The fibres whichever type are collected and either combed (worsted) or not (woollen).

Next the fibres are spun or twisted together in either an S or Z direction – this creates yarn. This yarn can then but twisted with other yarn either of the same fibre of different to create a mix. The end result will be a rope looking thread. This can now be woven to make cloth.

Weaving is the process of interlacing many vertical (warp) yarns with many horizontal (weft) yarns normally on an industrial loom. The end result is unfinished cloth. At this stage the cloth feels a bit like cardboard.

The finishing process gives the cloth its life, its lustre. The cloth is washed with the soft water from the pennines which has been filtered through the Yorkshire mill stone with very few impurities in it, added to which is a natural soap which creates a beautiful lather that scorers the material. The cloth is then set and dried at a heat that allows the cloth to go forward and stand up to the riggers of life without loosing its shape and lustre or going shiny.

The process for shirts

Cotton is harvested and combed so all the fibres run the same way. Those fibers are then twisted together and spun to create a 1 ply thread of cotton typically used to create off the peg shirts. More luxurious fabric is made up of cotton which has a longer staple (fibres) of cotton and the resulting thread is then spun with another thread to create a 2 ply thread which is then used to weave the cotton sheet.

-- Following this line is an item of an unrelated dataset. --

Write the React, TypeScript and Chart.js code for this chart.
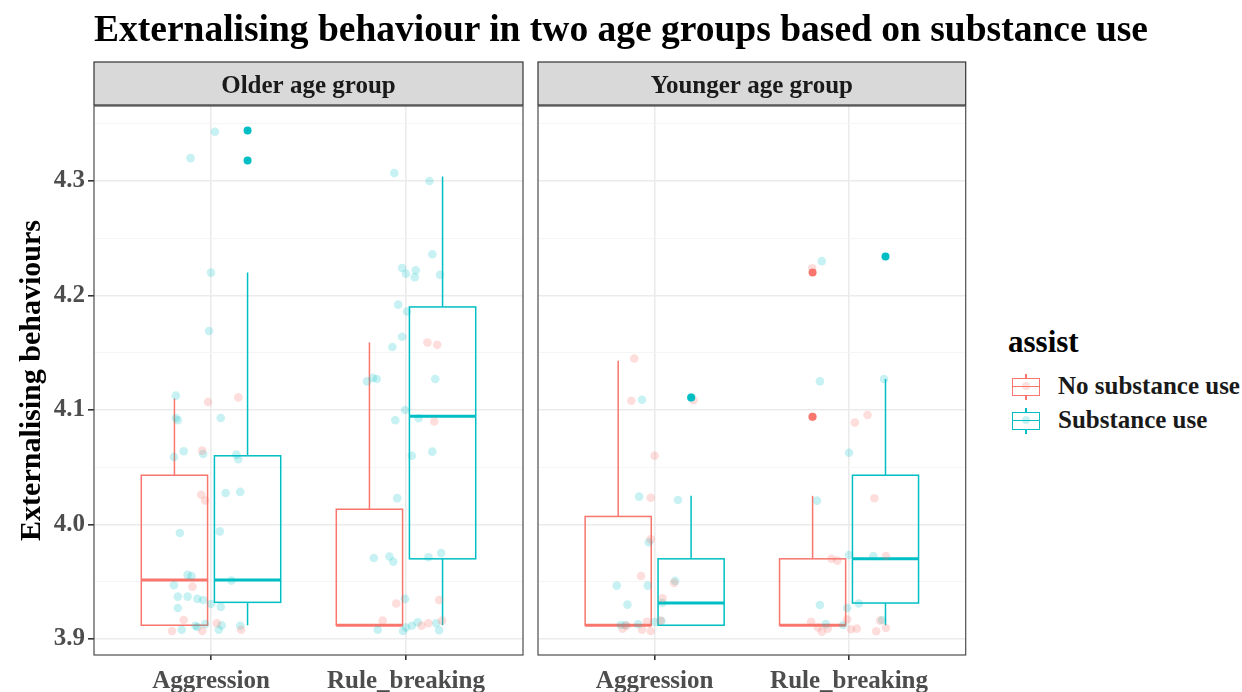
import React, { useEffect, useRef } from "react";
import { Chart, registerables } from "chart.js";

Chart.register(...registerables);

// ---------------- data ----------------
const categories = ["Aggression", "Rule_breaking"];
const groupNames = ["No substance use", "Substance use"];
const panelNames = ["Older age group", "Younger age group"];
const yMajorTicks = [3.9, 4.0, 4.1, 4.2, 4.3];
const yMinorTicks = [3.95, 4.05, 4.15, 4.25, 4.35];

// box statistics per category: [lower whisker, Q1, median, Q3, upper whisker]
const olderNoUseBox = [
  [3.912, 3.912, 3.9515, 4.043, 4.11],
  [3.912, 3.912, 3.912, 4.0133, 4.159],
];
const olderUseBox = [
  [3.912, 3.932, 3.9515, 4.06, 4.22],
  [3.912, 3.97, 4.0945, 4.19, 4.304],
];
const youngerNoUseBox = [
  [3.912, 3.912, 3.912, 4.007, 4.143],
  [3.912, 3.912, 3.912, 3.97, 4.025],
];
const youngerUseBox = [
  [3.912, 3.912, 3.9314, 3.97, 4.025],
  [3.912, 3.9314, 3.97, 4.043, 4.127],
];

// outliers: [category index, value]
const olderNoUseOut: number[][] = [];
const olderUseOut = [[0, 4.344], [0, 4.318]];
const youngerNoUseOut = [[1, 4.22], [1, 4.094]];
const youngerUseOut = [[0, 4.111], [1, 4.234]];

// jittered observations: [category index, value, jitter (category units)]
const olderNoUsePts = [
  [0, 4.107, -0.015], [0, 4.111, 0.14], [0, 4.0645, -0.045], [0, 4.026, -0.05],
  [0, 4.021, -0.03], [0, 3.9457, -0.095], [0, 3.9166, -0.14], [0, 3.9137, 0.03],
  [0, 3.907, -0.2], [0, 3.907, -0.045], [0, 3.908, 0.155],
  [1, 4.159, 0.11], [1, 4.157, 0.16], [1, 4.09, 0.145], [1, 3.931, -0.05],
  [1, 3.934, 0.17], [1, 3.916, -0.12], [1, 3.9116, 0.08], [1, 3.9137, 0.115],
  [1, 3.916, 0.185],
];
const olderUsePts = [
  [0, 4.343, 0.02], [0, 4.32, -0.105], [0, 4.22, 0.0], [0, 4.169, -0.01],
  [0, 4.1125, -0.18], [0, 4.093, -0.18], [0, 4.091, -0.17], [0, 4.093, 0.05],
  [0, 4.064, -0.14], [0, 4.059, -0.19], [0, 4.0615, -0.04], [0, 4.061, 0.13],
  [0, 4.057, 0.14], [0, 4.0275, 0.075], [0, 4.0285, 0.15], [0, 3.9926, -0.16],
  [0, 3.994, 0.045], [0, 3.956, -0.12], [0, 3.955, -0.1], [0, 3.951, 0.105],
  [0, 3.947, -0.19], [0, 3.937, -0.17], [0, 3.937, -0.12], [0, 3.935, -0.07],
  [0, 3.934, -0.04], [0, 3.9306, 0.0], [0, 3.928, 0.05], [0, 3.927, -0.17],
  [0, 3.9116, -0.08], [0, 3.9105, -0.07], [0, 3.913, -0.03], [0, 3.912, 0.055],
  [0, 3.9116, 0.15], [0, 3.908, -0.15], [0, 3.908, 0.04],
  [1, 4.307, -0.06], [1, 4.3, 0.12], [1, 4.236, 0.135], [1, 4.224, -0.02],
  [1, 4.219, 0.0], [1, 4.222, 0.05], [1, 4.216, 0.045], [1, 4.218, 0.175],
  [1, 4.192, -0.04], [1, 4.186, 0.005], [1, 4.164, -0.02], [1, 4.155, -0.07],
  [1, 4.125, -0.2], [1, 4.128, -0.17], [1, 4.127, -0.15], [1, 4.1, -0.005],
  [1, 4.091, -0.055], [1, 4.0928, 0.065], [1, 4.127, 0.15], [1, 4.0636, 0.135],
  [1, 4.06, 0.03], [1, 4.023, -0.045], [1, 3.9707, -0.165], [1, 3.972, -0.085],
  [1, 3.9675, -0.065], [1, 3.9714, 0.115], [1, 3.975, 0.18], [1, 3.935, -0.005],
  [1, 3.908, -0.145], [1, 3.907, -0.015], [1, 3.91, 0.0], [1, 3.9116, 0.03],
  [1, 3.9146, 0.06], [1, 3.9137, 0.155], [1, 3.9076, 0.17],
];
const youngerNoUsePts = [
  [0, 4.145, -0.105], [0, 4.108, -0.12], [0, 4.1085, 0.2], [0, 4.06, 0.0],
  [0, 4.0234, -0.02], [0, 3.987, -0.02], [0, 3.955, -0.07], [0, 3.949, 0.1],
  [0, 3.9355, 0.04], [0, 3.909, -0.165], [0, 3.9116, -0.145], [0, 3.908, -0.065],
  [0, 3.907, -0.02], [0, 3.915, -0.04], [0, 3.916, 0.03],
  [1, 4.2237, -0.19], [1, 4.094, -0.19], [1, 4.089, 0.03], [1, 4.0956, 0.095],
  [1, 4.0229, 0.13], [1, 3.97, -0.09], [1, 3.9684, -0.06], [1, 3.9725, 0.19],
  [1, 3.915, -0.195], [1, 3.91, -0.16], [1, 3.9064, -0.14], [1, 3.909, -0.11],
  [1, 3.917, -0.01], [1, 3.9085, 0.01], [1, 3.909, 0.04], [1, 3.9067, 0.14],
  [1, 3.9096, 0.19], [1, 3.916, 0.16],
];
const youngerUsePts = [
  [0, 4.109, -0.065], [0, 4.111, 0.19], [0, 4.0243, -0.08], [0, 4.0214, 0.12],
  [0, 3.9845, -0.03], [0, 3.9507, 0.105], [0, 3.9466, -0.195], [0, 3.9466, -0.035],
  [0, 3.93, -0.14], [0, 3.9317, 0.04], [0, 3.9122, -0.175], [0, 3.9122, -0.15],
  [0, 3.9128, -0.085], [0, 3.9148, 0.0], [0, 3.9157, 0.035],
  [1, 4.23, -0.14], [1, 4.125, -0.15], [1, 4.127, 0.18], [1, 4.0627, 0.0],
  [1, 4.0208, -0.165], [1, 3.9734, 0.0], [1, 3.9725, 0.125], [1, 3.9297, -0.15],
  [1, 3.927, -0.01], [1, 3.931, 0.05], [1, 3.913, -0.12], [1, 3.9122, -0.03],
  [1, 3.9166, 0.17],
];

// ---------------- style ----------------
const SERIF = "'Liberation Serif', 'Times New Roman', serif";
const RED = "#F8766D";
const TEAL = "#00BFC4";
const RED_FAINT = "rgba(248,118,109,0.24)";
const TEAL_FAINT = "rgba(0,191,196,0.22)";
const DODGE = 0.1875;
const HALF_BOX = 0.17;

const isMajor = (v: number) => yMajorTicks.some((t) => Math.abs(t - v) < 1e-6);

const boxPlugin = {
  id: "boxes",
  beforeDatasetsDraw(chart: any, _a: any, opts: any) {
    const { ctx } = chart;
    const x = chart.scales.x;
    const y = chart.scales.y;
    ctx.save();
    for (const s of opts.series) {
      s.stats.forEach((st: number[], i: number) => {
        const [lo, q1, med, q3, hi] = st.map((v) => y.getPixelForValue(v));
        const c = i + 1 + s.offset;
        const xl = x.getPixelForValue(c - HALF_BOX);
        const xr = x.getPixelForValue(c + HALF_BOX);
        const xc = x.getPixelForValue(c);
        ctx.strokeStyle = s.color;
        ctx.lineWidth = 1.5;
        ctx.beginPath();
        ctx.moveTo(xc, q3);
        ctx.lineTo(xc, hi);
        ctx.moveTo(xc, q1);
        ctx.lineTo(xc, lo);
        ctx.stroke();
        ctx.strokeRect(xl, q3, xr - xl, q1 - q3);
        ctx.lineWidth = 3;
        ctx.beginPath();
        ctx.moveTo(xl, med);
        ctx.lineTo(xr, med);
        ctx.stroke();
      });
    }
    ctx.restore();
  },
};

const panelPlugin = {
  id: "panel",
  afterDraw(chart: any, _a: any, opts: any) {
    const { ctx, chartArea: a } = chart;
    ctx.save();
    ctx.strokeStyle = "#4d4d4d";
    ctx.lineWidth = 1.2;
    ctx.strokeRect(a.left, a.top, a.right - a.left, a.bottom - a.top);
    const st = a.top - 44;
    ctx.fillStyle = "#d9d9d9";
    ctx.fillRect(a.left, st, a.right - a.left, 43);
    ctx.strokeStyle = "#333333";
    ctx.strokeRect(a.left, st, a.right - a.left, 43);
    ctx.fillStyle = "#1a1a1a";
    ctx.font = `bold 25px ${SERIF}`;
    ctx.textAlign = "center";
    ctx.textBaseline = "alphabetic";
    ctx.fillText(opts.text, (a.left + a.right) / 2, a.top - 13);
    ctx.restore();
  },
};

function makeConfig(
  panel: string,
  noBox: number[][],
  useBox: number[][],
  noPts: number[][],
  usePts: number[][],
  noOut: number[][],
  useOut: number[][],
  first: boolean
): any {
  return {
    type: "scatter",
    data: {
      datasets: [
        {
          label: groupNames[0] + " outliers",
          data: noOut.map(([c, v]) => ({ x: c + 1 - DODGE, y: v })),
          backgroundColor: RED,
          pointRadius: 4,
          borderWidth: 0,
          order: 1,
        },
        {
          label: groupNames[1] + " outliers",
          data: useOut.map(([c, v]) => ({ x: c + 1 + DODGE, y: v })),
          backgroundColor: TEAL,
          pointRadius: 4,
          borderWidth: 0,
          order: 2,
        },
        {
          label: groupNames[0],
          data: noPts.map(([c, v, j]) => ({ x: c + 1 + j, y: v })),
          backgroundColor: RED_FAINT,
          pointRadius: 4.3,
          borderWidth: 0,
          order: 3,
        },
        {
          label: groupNames[1],
          data: usePts.map(([c, v, j]) => ({ x: c + 1 + j, y: v })),
          backgroundColor: TEAL_FAINT,
          pointRadius: 4.3,
          borderWidth: 0,
          order: 4,
        },
      ],
    },
    options: {
      animation: false,
      responsive: false,
      devicePixelRatio: 1,
      events: [],
      layout: {
        padding: first
          ? { top: 106, right: 7, left: 0, bottom: 0 }
          : { top: 106, right: 3, left: 8, bottom: 0 },
      },
      plugins: {
        legend: { display: false },
        tooltip: { enabled: false },
        title: { display: false },
        boxes: {
          series: [
            { stats: noBox, color: RED, offset: -DODGE },
            { stats: useBox, color: TEAL, offset: DODGE },
          ],
        },
        panel: { text: panel },
      },
      scales: {
        x: {
          type: "linear",
          bounds: "data",
          min: 0.4,
          max: 2.6,
          afterBuildTicks: (s: any) => {
            s.ticks = categories.map((_, i) => ({ value: i + 1 }));
          },
          afterFit: (s: any) => {
            s.height = 37;
          },
          ticks: {
            autoSkip: false,
            maxRotation: 0,
            padding: 7,
            color: "#4d4d4d",
            font: { family: SERIF, size: 25, weight: "bold" },
            callback: (v: number) => categories[Math.round(v) - 1] ?? "",
          },
          grid: {
            color: "#ebebeb",
            lineWidth: 1.6,
            tickColor: "#333333",
            tickLength: 5,
          },
          border: { display: false },
        },
        y: {
          type: "linear",
          bounds: "data",
          min: 3.886,
          max: 4.3655,
          afterBuildTicks: (s: any) => {
            s.ticks = [...yMajorTicks, ...yMinorTicks]
              .sort((a, b) => a - b)
              .map((v) => ({ value: v }));
          },
          afterFit: (s: any) => {
            s.width = first ? 94 : 0;
          },
          ticks: {
            display: first,
            autoSkip: false,
            padding: 3,
            color: "#4d4d4d",
            font: { family: SERIF, size: 25, weight: "bold" },
            callback: (v: number) => (isMajor(v) ? Number(v).toFixed(1) : ""),
          },
          grid: {
            drawTicks: first,
            tickLength: 6,
            color: (c: any) => (c.tick && isMajor(c.tick.value) ? "#ebebeb" : "#f4f4f4"),
            lineWidth: (c: any) => (c.tick && isMajor(c.tick.value) ? 1.6 : 0.9),
            tickColor: (c: any) =>
              c.tick && isMajor(c.tick.value) ? "#333333" : "rgba(0,0,0,0)",
          },
          border: { display: false },
          title: {
            display: first,
            text: "Externalising behaviours",
            color: "#000000",
            font: { family: SERIF, size: 30, weight: "bold" },
            padding: { top: 14, bottom: 0 },
          },
        },
      },
    },
    plugins: [boxPlugin, panelPlugin],
  };
}

function LegendKey({ color }: { color: string }) {
  return (
    <div style={{ position: "relative", width: 28, height: 26 }}>
      <div style={{ position: "absolute", left: 13, top: 0, width: 1.5, height: 26, background: color }} />
      <div
        style={{
          position: "absolute",
          left: 0,
          top: 4,
          width: 26,
          height: 16,
          border: `1.5px solid ${color}`,
          background: "#ffffff",
        }}
      />
      <div style={{ position: "absolute", left: 0, top: 11.5, width: 28, height: 1.5, background: color }} />
      <div
        style={{
          position: "absolute",
          left: 9.5,
          top: 8,
          width: 8,
          height: 8,
          borderRadius: 4,
          background: color,
          opacity: 0.22,
        }}
      />
    </div>
  );
}

export default function App() {
  const c1 = useRef<HTMLCanvasElement>(null);
  const c2 = useRef<HTMLCanvasElement>(null);

  useEffect(() => {
    document.body.style.margin = "0";
    const ch1 = new Chart(
      c1.current!,
      makeConfig(panelNames[0], olderNoUseBox, olderUseBox, olderNoUsePts, olderUsePts, olderNoUseOut, olderUseOut, true)
    );
    const ch2 = new Chart(
      c2.current!,
      makeConfig(panelNames[1], youngerNoUseBox, youngerUseBox, youngerNoUsePts, youngerUsePts, youngerNoUseOut, youngerUseOut, false)
    );
    return () => {
      ch1.destroy();
      ch2.destroy();
    };
  }, []);

  const txt = (size: number): React.CSSProperties => ({
    position: "absolute",
    fontFamily: SERIF,
    fontWeight: "bold",
    fontSize: size,
    lineHeight: `${size}px`,
    whiteSpace: "nowrap",
  });

  return (
    <div style={{ position: "relative", width: 1242, height: 692, background: "#ffffff", overflow: "hidden" }}>
      <canvas ref={c1} width={530} height={692} style={{ position: "absolute", left: 0, top: 0, width: 530, height: 692 }} />
      <canvas ref={c2} width={440} height={692} style={{ position: "absolute", left: 530, top: 0, width: 440, height: 692 }} />
      <div style={{ ...txt(37.5), left: 0, width: 1242, top: 10, textAlign: "center", color: "#000" }}>
        Externalising behaviour in two age groups based on substance use
      </div>
      <div style={{ ...txt(31), left: 1008, top: 326, color: "#000" }}>assist</div>
      <div style={{ position: "absolute", left: 1012, top: 374 }}>
        <LegendKey color={RED} />
      </div>
      <div style={{ ...txt(25), left: 1058, top: 373, color: "#1a1a1a" }}>{groupNames[0]}</div>
      <div style={{ position: "absolute", left: 1012, top: 408 }}>
        <LegendKey color={TEAL} />
      </div>
      <div style={{ ...txt(25), left: 1058, top: 407, color: "#1a1a1a" }}>{groupNames[1]}</div>
    </div>
  );
}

More luxurious fabrics like Egyptian cotton are made of literally twice the amount of cotton per square inch, which is twice as strong and very crease resistant. The fibers used to create this fabric are combed in a way that stretches them giving them an elastic memory meaning the shirts wont want to crease they will under normal body heat bounce back to being wrinkle free. Not possible with the much more common shorted staple of cotton because its much more brittle.

  • Off the peg cotton is normally a mix of cotton and synthetics which isn’t always good for the skin and is made of fibers typically 10mm long.
  • Egyptian cotton is 100% cotton and is made of cotton typically 25mm long
  • Sea Island cotton is typically 52mm in length.